During the appeal, NWTS again argued that judicial estoppel barred the Meyers from bringing their claims against NWTS. The Court denied this argument relying on the fact that at the time the Meyers filed for bankruptcy, the law underlying the claims did not exist. Bain v. Metropolitan Mortgage Group, Inc., 175 Wn.2d 83, 285 P.3d 34 (2012); Klem (2013); Walker (2013); and Bavand (2013). Therefore, to bar the claims would not be fair to the Meyers due to the constant shifting of DTA law. The court based its decision on what the Meyers knew at the time of filing their bankruptcy in 2010 and did not address any requirement for the Meyers to amend their schedules once the claims were known in 2012.

Instead, the District Court reversed Judge Overstreet’s decisions specifically as to each of the claims. The DTA claim was reversed based on Frias establishing there is no individual claim for a violation under the DTA. The CPA claim failed because the Meyers failed to establish how a technical error prejudiced them, harmed them, or was likely to deceive the public in order to give rise to a CPA claim. Most importantly, in light of the decision in Trujillo, the court determined that NWTS did not violate the DTA by relying on the beneficiary declarations. Finally, the District Court determined that the injury and damages either could not be proven to stem from NWTS’s actions or simply were not recoverable under a CPA claim. 

The Final Decision

Continuing the trend of ever-changing DTA law, on August 20, 2015, the Washington State Supreme Court reversed Trujillo in a decision referred to as Trujillo II. Trujillo v. Northwest Trustee Services, Inc., 183 Wn.2d 820, 355 P.3d 1100 (2015). In Trujillo II, the Supreme Court determined that the declaration of the noteholder was ambiguous because it stated that the beneficiary is the “actual holder of the promissory note or other obligation.” (emphasis added).  A trustee’s reliance on an ambiguous declaration is a violation of the trustee’s duty to the borrower and therefore a violation of the DTA. As a violation of the DTA, reliance on the declaration gives rise to a CPA claim. The beneficiary declaration used by NWTS to commence the Meyers’ foreclosure also included this ambiguous language and could be deemed a violation of the DTA. NWTS would have to prove that they relied on additional information confirming the beneficiary was the owner of the note prior to the initiation of the foreclosure.

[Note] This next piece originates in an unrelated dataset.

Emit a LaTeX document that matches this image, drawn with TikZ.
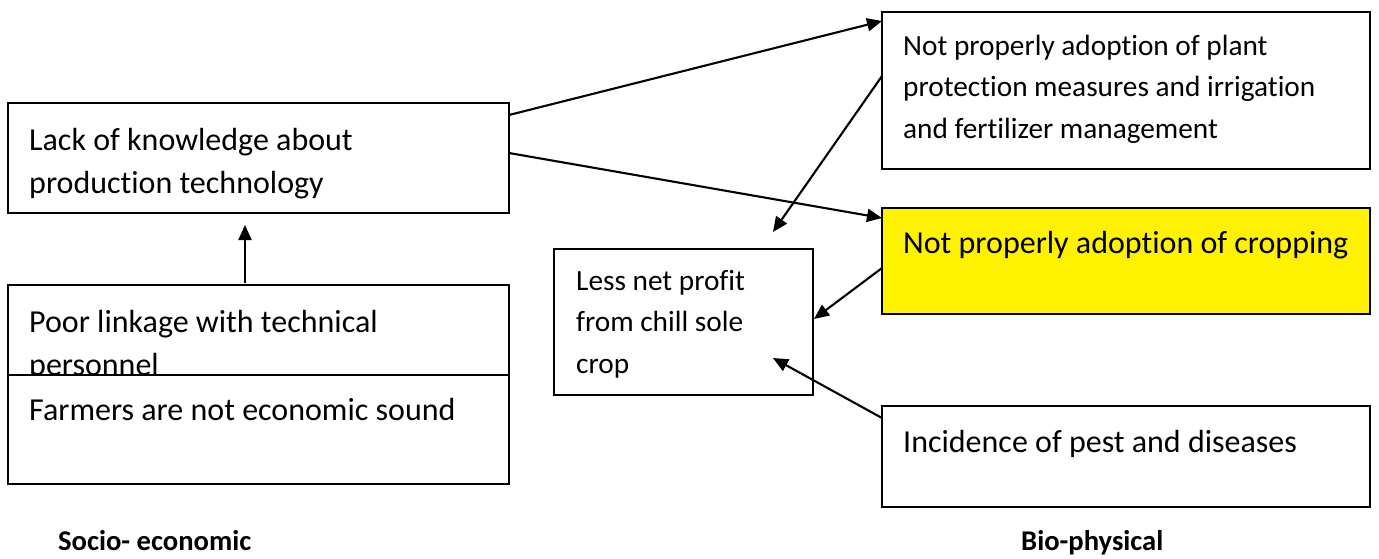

After briefing by both sides, Ann T. Marshall, Esq., with Anglin Flewelling Rasmussen Campbell & Trytten LLP (AFRCT) filed an amicus curie brief on behalf of the UTA. Despite the 10 issues asserted by the Meyers, including the change in Trujillo II, the Ninth Circuit’s majority memorandum decision is based solely on the issue of judicial estoppel. The Ninth Circuit finally agreed that the Meyers were barred from bringing claims against NWTS because they failed to amend their schedules after obtaining enough facts evidencing their potential claims against NWTS. Upon the filing of the adversary proceeding, the Meyers should have also amended their schedules in order to apprise the bankruptcy court and their creditors of the claims. 

With this decision, trustees could nip some costly and frivolous actions by borrowers in the bud. Once served with a complaint, a trustee, or their counsel, should first review a borrower’s bankruptcy status and history. If, while they were in active bankruptcy, the borrower was aware of the facts giving rise to their claims  their action should be dismissed. 

Ideally, the Ninth Circuit would have published this decision so that it could be used as precedent on future matters. Nonetheless, the cases cited in the decision and its rationale can be used to protect trustees in other matters within the Ninth Circuit.